11 July 2013

We Will Not Back Down

I was thinking to title this post "We Will Not Back Down" so I Googled those words. Among the Top Ten hits were reports on Texas Senator Wendy Davis' recent stand in the state legislature and a Canadian aboriginal group protesting a corporate invasion of their lands. (Noteworthy that there are lots of pictures accompanying reports of Ms. Davis' recent courageous stand but I'm still searching for pictures of the Canadian aborigines in other than ethnic festival shots.)

There are a few social trends that cycle through my life. (How about you?) One of them is hearing from multiple sources that what I consider to be a "best" personality feature is actually one of my least attractive features.

Thinking about the phenomenon today, it first seemed that it began when I left my childhood home, as though I entered some unyielding hallucination once outside the guidance and oversight of my family of origin. As though I came to view myself through a faulty, unreliable lens in the absence of frank feedback from the people who arguably knew me best. I lost the ability to see myself clearly and make accurate assessments of the appropriateness of my behavior.

But on deeper consideration, I remembered being perplexed even as a child by how often personal experiences of insight or freedom or joy provoked my parents to likely well-intention-ed criticism or punishment. As a bright child, I understood that survival required learning certain lessons from their interventions but I never grasped the fundamental error of my behavior. I understood, for example, that
social etiquette required discernment of when to tell the truth and when to tell a lie; but I did not understand, not really, why lies were ever an appropriate response.

I appreciated truth-speaking as one of my "good" traits, not in the least because it felt so good and simple inside.

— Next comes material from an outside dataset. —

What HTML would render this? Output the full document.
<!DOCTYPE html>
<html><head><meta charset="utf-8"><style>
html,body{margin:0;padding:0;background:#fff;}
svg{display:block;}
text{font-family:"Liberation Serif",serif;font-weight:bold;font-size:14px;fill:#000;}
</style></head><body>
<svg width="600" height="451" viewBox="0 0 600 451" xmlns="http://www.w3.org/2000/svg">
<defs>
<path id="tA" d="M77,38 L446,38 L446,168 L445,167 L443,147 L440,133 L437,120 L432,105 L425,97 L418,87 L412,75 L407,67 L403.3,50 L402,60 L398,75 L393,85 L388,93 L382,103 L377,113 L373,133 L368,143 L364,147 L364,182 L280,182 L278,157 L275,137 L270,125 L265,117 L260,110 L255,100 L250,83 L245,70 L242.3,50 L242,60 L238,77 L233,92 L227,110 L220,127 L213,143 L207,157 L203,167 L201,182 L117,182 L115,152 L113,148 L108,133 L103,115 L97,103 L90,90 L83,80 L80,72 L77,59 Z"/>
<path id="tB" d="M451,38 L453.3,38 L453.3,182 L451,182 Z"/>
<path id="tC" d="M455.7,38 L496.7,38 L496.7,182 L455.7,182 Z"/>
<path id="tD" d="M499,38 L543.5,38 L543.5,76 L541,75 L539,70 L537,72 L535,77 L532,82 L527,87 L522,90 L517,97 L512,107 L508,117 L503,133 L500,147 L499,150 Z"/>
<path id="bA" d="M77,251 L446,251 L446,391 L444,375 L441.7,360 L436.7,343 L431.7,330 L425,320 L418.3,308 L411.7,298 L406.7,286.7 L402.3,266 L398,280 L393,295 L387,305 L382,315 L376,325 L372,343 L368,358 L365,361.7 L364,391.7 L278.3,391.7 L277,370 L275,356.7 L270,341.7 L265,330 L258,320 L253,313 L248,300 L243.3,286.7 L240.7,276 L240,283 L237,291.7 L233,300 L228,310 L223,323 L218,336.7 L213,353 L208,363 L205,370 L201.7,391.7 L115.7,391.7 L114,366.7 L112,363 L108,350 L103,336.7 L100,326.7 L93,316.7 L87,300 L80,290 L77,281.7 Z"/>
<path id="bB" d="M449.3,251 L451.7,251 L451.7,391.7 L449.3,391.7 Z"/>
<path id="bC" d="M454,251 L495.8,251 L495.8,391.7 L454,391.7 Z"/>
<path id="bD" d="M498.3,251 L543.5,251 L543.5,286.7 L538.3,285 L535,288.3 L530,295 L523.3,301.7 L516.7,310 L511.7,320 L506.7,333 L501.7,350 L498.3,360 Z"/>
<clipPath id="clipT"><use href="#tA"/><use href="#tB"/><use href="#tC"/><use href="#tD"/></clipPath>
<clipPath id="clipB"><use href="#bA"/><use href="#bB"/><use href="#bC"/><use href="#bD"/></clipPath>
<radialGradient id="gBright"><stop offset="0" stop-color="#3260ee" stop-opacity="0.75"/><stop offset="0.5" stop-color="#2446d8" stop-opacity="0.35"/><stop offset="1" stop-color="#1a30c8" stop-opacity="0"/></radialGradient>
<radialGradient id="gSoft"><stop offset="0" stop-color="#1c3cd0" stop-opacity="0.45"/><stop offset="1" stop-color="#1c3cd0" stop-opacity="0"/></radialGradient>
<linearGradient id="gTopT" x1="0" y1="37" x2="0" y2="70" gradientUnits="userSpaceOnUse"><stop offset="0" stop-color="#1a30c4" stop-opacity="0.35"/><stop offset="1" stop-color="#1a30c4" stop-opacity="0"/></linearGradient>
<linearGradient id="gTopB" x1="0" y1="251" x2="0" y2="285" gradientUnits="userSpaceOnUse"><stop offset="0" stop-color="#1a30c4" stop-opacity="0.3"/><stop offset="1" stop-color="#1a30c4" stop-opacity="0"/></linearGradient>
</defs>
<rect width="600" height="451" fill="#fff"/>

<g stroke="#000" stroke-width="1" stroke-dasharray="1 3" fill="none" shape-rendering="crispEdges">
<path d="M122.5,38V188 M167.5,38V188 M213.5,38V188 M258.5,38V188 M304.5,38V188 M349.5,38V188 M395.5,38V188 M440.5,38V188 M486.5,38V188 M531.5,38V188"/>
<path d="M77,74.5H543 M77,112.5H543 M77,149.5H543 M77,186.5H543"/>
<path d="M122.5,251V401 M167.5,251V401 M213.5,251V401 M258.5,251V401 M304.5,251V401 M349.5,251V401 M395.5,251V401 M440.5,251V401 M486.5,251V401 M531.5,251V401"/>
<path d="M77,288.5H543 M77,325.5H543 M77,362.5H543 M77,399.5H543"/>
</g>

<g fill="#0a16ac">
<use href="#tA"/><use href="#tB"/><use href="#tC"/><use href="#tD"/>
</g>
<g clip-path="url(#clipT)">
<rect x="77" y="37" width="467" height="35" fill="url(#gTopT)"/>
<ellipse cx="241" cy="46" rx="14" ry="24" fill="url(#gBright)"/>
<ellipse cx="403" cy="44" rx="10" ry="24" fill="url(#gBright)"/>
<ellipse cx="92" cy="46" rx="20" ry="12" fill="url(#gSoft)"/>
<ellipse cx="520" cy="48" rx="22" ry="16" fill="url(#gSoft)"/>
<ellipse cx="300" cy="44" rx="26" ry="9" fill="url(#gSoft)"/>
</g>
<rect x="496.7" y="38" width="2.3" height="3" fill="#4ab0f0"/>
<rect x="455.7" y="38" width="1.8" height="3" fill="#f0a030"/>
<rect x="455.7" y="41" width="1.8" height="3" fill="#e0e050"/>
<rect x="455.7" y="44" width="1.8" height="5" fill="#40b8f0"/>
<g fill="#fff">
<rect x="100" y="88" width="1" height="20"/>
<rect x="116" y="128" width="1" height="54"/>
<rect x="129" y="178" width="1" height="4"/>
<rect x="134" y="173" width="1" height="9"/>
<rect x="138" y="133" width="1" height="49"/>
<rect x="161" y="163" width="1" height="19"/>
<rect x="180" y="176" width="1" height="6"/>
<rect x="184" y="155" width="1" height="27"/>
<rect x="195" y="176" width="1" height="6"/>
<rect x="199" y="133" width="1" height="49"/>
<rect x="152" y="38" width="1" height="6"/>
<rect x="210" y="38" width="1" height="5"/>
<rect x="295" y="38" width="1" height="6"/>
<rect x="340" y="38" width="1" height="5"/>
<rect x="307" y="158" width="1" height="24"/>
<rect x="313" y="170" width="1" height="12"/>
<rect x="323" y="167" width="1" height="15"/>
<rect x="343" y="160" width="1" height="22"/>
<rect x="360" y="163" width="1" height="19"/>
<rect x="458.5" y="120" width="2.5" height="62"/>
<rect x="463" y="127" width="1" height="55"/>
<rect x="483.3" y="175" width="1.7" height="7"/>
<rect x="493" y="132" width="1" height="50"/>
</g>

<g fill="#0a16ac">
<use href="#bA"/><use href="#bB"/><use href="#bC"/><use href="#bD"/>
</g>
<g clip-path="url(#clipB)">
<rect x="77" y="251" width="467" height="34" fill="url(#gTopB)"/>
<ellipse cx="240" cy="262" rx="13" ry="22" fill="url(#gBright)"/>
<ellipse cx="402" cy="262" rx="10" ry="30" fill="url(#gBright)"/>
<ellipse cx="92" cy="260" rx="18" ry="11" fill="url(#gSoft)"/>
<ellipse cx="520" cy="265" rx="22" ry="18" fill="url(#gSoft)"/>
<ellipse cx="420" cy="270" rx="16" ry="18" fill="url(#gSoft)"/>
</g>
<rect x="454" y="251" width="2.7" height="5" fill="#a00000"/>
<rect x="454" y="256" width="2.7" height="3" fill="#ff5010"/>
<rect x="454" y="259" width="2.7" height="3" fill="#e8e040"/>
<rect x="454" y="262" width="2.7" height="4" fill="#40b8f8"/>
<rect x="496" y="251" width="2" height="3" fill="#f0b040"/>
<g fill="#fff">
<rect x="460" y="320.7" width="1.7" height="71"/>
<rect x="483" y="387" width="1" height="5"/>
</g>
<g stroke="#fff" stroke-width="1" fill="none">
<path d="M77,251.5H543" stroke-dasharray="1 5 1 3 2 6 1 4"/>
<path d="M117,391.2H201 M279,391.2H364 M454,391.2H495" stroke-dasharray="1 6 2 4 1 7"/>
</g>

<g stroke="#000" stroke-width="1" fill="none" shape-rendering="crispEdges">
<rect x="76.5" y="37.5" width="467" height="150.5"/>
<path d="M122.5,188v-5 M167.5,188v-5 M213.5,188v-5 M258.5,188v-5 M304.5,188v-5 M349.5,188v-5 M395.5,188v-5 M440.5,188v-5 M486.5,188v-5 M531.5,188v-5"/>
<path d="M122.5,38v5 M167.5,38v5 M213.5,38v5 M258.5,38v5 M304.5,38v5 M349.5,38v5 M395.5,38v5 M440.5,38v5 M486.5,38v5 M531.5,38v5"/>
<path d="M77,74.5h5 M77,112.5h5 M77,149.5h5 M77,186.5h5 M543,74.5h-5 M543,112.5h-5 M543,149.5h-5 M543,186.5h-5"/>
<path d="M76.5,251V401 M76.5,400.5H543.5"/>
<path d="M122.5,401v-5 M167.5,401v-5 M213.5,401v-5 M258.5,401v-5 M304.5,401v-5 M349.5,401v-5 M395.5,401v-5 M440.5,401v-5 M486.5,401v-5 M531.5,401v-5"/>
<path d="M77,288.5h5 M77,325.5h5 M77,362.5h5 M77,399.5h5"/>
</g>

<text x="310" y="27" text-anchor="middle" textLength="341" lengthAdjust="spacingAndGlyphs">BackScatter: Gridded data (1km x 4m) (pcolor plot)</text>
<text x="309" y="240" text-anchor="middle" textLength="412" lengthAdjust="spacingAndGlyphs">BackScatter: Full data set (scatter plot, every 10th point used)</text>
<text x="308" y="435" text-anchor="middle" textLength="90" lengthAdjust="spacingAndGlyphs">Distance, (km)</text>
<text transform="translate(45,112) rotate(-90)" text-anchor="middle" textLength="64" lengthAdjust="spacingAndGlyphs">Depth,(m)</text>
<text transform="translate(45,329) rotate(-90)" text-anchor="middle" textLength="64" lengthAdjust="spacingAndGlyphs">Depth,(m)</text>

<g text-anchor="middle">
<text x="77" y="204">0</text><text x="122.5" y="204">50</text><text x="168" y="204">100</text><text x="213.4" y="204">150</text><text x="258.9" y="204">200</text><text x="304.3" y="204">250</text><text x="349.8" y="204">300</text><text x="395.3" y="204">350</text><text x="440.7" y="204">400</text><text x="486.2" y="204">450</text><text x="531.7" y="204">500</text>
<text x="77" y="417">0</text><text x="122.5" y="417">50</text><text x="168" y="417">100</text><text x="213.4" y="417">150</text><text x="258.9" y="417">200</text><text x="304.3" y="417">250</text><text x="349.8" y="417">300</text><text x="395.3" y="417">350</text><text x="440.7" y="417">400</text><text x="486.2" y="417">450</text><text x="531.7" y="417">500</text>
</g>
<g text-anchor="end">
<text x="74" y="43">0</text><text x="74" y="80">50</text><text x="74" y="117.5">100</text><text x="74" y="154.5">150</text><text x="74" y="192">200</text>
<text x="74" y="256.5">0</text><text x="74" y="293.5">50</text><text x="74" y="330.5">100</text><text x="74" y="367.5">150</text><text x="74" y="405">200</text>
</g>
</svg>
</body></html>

This many years later, after a lifetime of rehearsals in the long-running, SRO production "How to Get Along with Folks", I "get it":  changing your ways is often more about maintaining other people's comfort zone than it is about feeling good in yourself or becoming a "better" person. And the value of maintaining other people's comfort zones lies in the resulting reduction of drama, obstacle and injury in your own life.

It has been a useful realization, even though I continue to regularly lose sight of it. In a given situation, I forget to go through the Checklist:  What's my objective here? What's the best approach for successfully achieving my goal? Which do I want more -- to reach the goal or to speak my mind?  Neither end is more noble. It is a matter of desire:  which do I want more in a given set of circumstances?

Sometimes the choice is simple. Sometimes my speech or action is a matter of taking a stand for something I believe in. I seek nothing from the other person; I am simply "being the change" I want to see in the World. Fully aware of the risks -- offending someone, being yelled at or arrested or killed -- the shining priority retains its primacy as a motivating principle.

These days, in the main, I'm not taking a stand. I'm just "being myself" and discovering the striking variability of response to that construct depending on geographic locale. The "enthusiasm", "imagination", and "improvisational orientation" of "myself" were applauded and courted in CA. In Holly Springs, MS they are frequently viewed in a more negative light. To the extent that I am in pursuit of some objective here -- e.g., making friends, collaborating on local "revitalization" efforts -- there is a choice to be made between abandoning or tempering these qualities OR maintaining the comfort zones of the people here.

In a recent conversation with the principal and vice-principal of the local high school I was told that my affection for the phrase "the sky's the limit" is "backward". "You want to start with something small, something you know you can achieve. Not something far away as the sky" I was told.

I didn't argue with him. I don't agree but he's entitled to his opinion and the approach he outlined may be working famously for him. Although I did not defend my position, my heart broke as I imagined him greeting new ideas from students with "That's backward thinking."

In terms of making my way in this new place and regarding the topic under consideration in this post, I view my "sky orientation" as a positive feature of my personality. I remain reluctant to trade it in in the interest of getting along here and maintaining someone else's comfort zone. Maybe I am taking a stand. Or maybe I am a fool, stubbornly choosing to shoot myself in the foot. Or maybe, like Wendy Davis and the Canadian indigenous people, I simply believe what I believe at this juncture. I am what I am.

I accept that as long as I persist in this perspective, I limit my possibilities. For now, with my head to the sky, I'll take my chances and live with the consequences.